As the world observes Water Day this year, a new and rather unlikely group is starting to pay more attention to issues of water risk and water quality: financial analysts. They must take into account a myriad number of factors when making decisions, adding up tiny details to look for hints of future performance. But something as basic as water can also have a huge impact on companies’ performance, and even today, water risk is missing from many investors’ calculations. Though climate change and other environmental trends can have a major impact on companies and industrial sectors (and recently, the SEC advised publicly-held companies to inform investors of any potential risks of climate change) nearly half of global money managers are still ignoring climate change risk completely when they make their investment decisions, according to a recent survey. The same can be said for water risk. Right now, many companies are inadvertently betting on water that, in the coming decades, might no longer be available.
Investment and Environmental Risk
Environmental data, even when available, does not fit neatly into the financial models that investors commonly use. Environmental trends are complex and have a long time horizon, making them difficult to accurately quantify and predict. As one analyst put it, “If it’s going to be a problem in 2025, tell me about it in 2024.”
The World Resources Institute, with Goldman Sachs’ Center for Environmental Markets and General Electric are currently developing a Water Index to help investors and financial analysts understand various water-related risks affecting different sectors and companies. The Water Index will help financial analysts model the local nature of water -related risks and externalities, thereby allowing water risk to be included in cost of capital calculations. A better grasp of water risk can help to shift investment in water intensive industries toward areas where the impact on water ecosystems and people are more benign. At the same time the water index can inform corporations where investments in water efficiency or treatment can achieve the greatest impacts.
What is “water risk”?
From a financial perspective, Water risks are disruptions, costs, revenue losses, or growth constraints due to a lack of water. Water scarcity, water pollution, and water competition can all limit the growth of a company, and can start to hurt asset performance and investments.
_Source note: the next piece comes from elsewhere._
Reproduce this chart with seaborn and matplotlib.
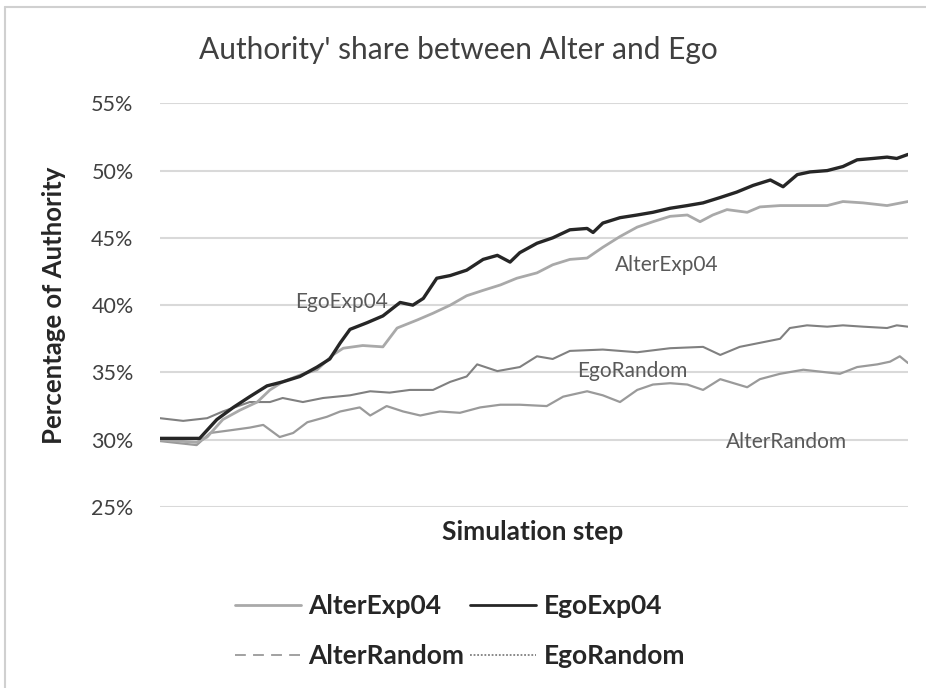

There can also be a reputational cost. Companies with a brand to defend are starting to notice the intensifying competition around water. It can hurt a company’s reputation to be viewed as taking water from more deserving causes such as local people or farmers, even if a company may be completely within their legal rights for access. Take Coca-Cola, for example. They were accused of using up local water resources in India, and took a reputational hit for that.
These risks can force a cost upon a company that they may not have included in their calculations beforehand. Right now there are few financial analysts that incorporate those long term costs into their valuations. But investors are becoming savvier and are starting to demand to know about these risks in order to make better investment decisions.
The food and beverage industry, the power industry, mining, and some kinds of manufacturing, like semi-conductor manufacturing, are particularly exposed to water risk because they depend on large quantities of water for production, and some of that water needs to be very high quality. Power plants, for example, depend on large quantities of water for cooling. If this water isn’t available, they have to reduce output or, in extreme cases, shut down.
Water risk can hurt these companies in different ways. It can disrupt operations, it can drive up costs, and it can reduce revenues. It can impact their assets, their performance, and their decisions about the design and location of a facility. If water supplies run low, or if the temperature rises too high for power plants to discharge cooling water, dams or power plants can be forced to reduce output.
Making a Water Index Work
Water is local, and any index has to appreciate and account for that. Risk will be different depending on the region and the sector. The Water Index will be a standard methodology that is flexible enough to be replicated in different regions and sectors, and transparent enough so that people can make sense of it. To work, it must be easy to apply to as many parts of the world as possible.
Though developing a usable Water Index will be challenging, there is a huge demand. Earlier attempts have focused mostly on quantifying water footprints and companies’ impact on the environment. A new Index would instead look at the environment’s impact on companies. This is a key paradigm shift, and could revolutionize the way investors can make decisions about the environment, and the future.